→ Given request
Check each line of the material below for "matplotlib", then copy the ones that contain it.

→ Data extract
....

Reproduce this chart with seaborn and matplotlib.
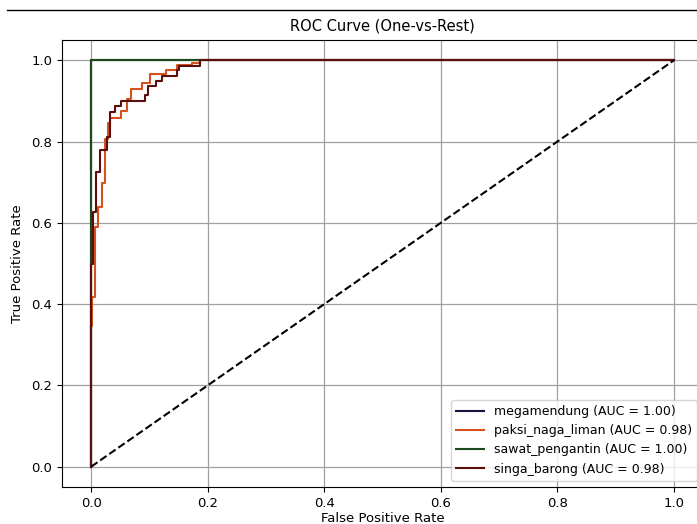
import pandas as pd
import seaborn as sns
import matplotlib.pyplot as plt
from matplotlib.lines import Line2D

# class names and auc values
classes = ["megamendung", "paksi_naga_liman", "sawat_pengantin", "singa_barong"]
aucs = [1.00, 0.98, 1.00, 0.98]
colors = ["#15153d", "#d4531c", "#1d4a1d", "#5c0d0d"]

# corner points of each roc curve
fpr_mega = [0.0, 0.0, 1.0]
tpr_mega = [0.0, 1.0, 1.0]

fpr_paksi = [0.0, 0.0, 0.002, 0.007, 0.0125, 0.018, 0.024, 0.029, 0.032, 0.052,
             0.061, 0.068, 0.087, 0.101, 0.129, 0.148, 0.173, 0.187, 1.0]
tpr_paksi = [0.0, 0.345, 0.418, 0.59, 0.64, 0.697, 0.807, 0.845, 0.857, 0.875,
             0.906, 0.930, 0.944, 0.966, 0.977, 0.988, 0.993, 1.0, 1.0]

fpr_sawat = [0.0, 0.0, 1.0]
tpr_sawat = [0.0, 1.0, 1.0]

fpr_singa = [0.0, 0.0, 0.004, 0.008, 0.015, 0.027, 0.032, 0.041, 0.052, 0.093,
             0.097, 0.111, 0.122, 0.147, 0.151, 0.186, 1.0]
tpr_singa = [0.0, 0.5, 0.627, 0.726, 0.779, 0.812, 0.873, 0.888, 0.901, 0.915,
             0.938, 0.950, 0.962, 0.975, 0.987, 1.0, 1.0]

curves = [(fpr_mega, tpr_mega), (fpr_paksi, tpr_paksi),
          (fpr_sawat, tpr_sawat), (fpr_singa, tpr_singa)]

plt.rcParams["font.size"] = 9.5

fig = plt.figure(figsize=(6.97, 5.24), dpi=100)
ax = fig.add_axes([62 / 697, 37 / 524, 641 / 697, 447 / 524])

for name, auc, col, (fpr, tpr) in zip(classes, aucs, colors, curves):
    df = pd.DataFrame({"fpr": fpr, "tpr": tpr})
    sns.lineplot(data=df, x="fpr", y="tpr", ax=ax, color=col, lw=1.5,
                 sort=False, estimator=None, drawstyle="steps-post",
                 label=f"{name} (AUC = {auc:.2f})")

ax.plot([0, 1], [0, 1], "k--", lw=1.5)
ax.set_xlim(-0.05, 1.05)
ax.set_ylim(-0.05, 1.05)
ax.set_xlabel("False Positive Rate", labelpad=2)
ax.set_ylabel("True Positive Rate", labelpad=5)
ax.set_title("ROC Curve (One-vs-Rest)", fontsize=10.5, pad=7)
ax.grid(True, color="#a0a0a0", lw=0.9)
ax.legend(loc="lower right", fontsize=9, handlelength=2.2)

# thin rule along the top of the screenshot
fig.add_artist(Line2D([7 / 697, 1], [1 - 10 / 524, 1 - 10 / 524], color="black", lw=1))

plt.savefig("out.png", dpi=100)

....

→ Response to this task
Reproduce this chart with seaborn and matplotlib.
import matplotlib.pyplot as plt
from matplotlib.lines import Line2D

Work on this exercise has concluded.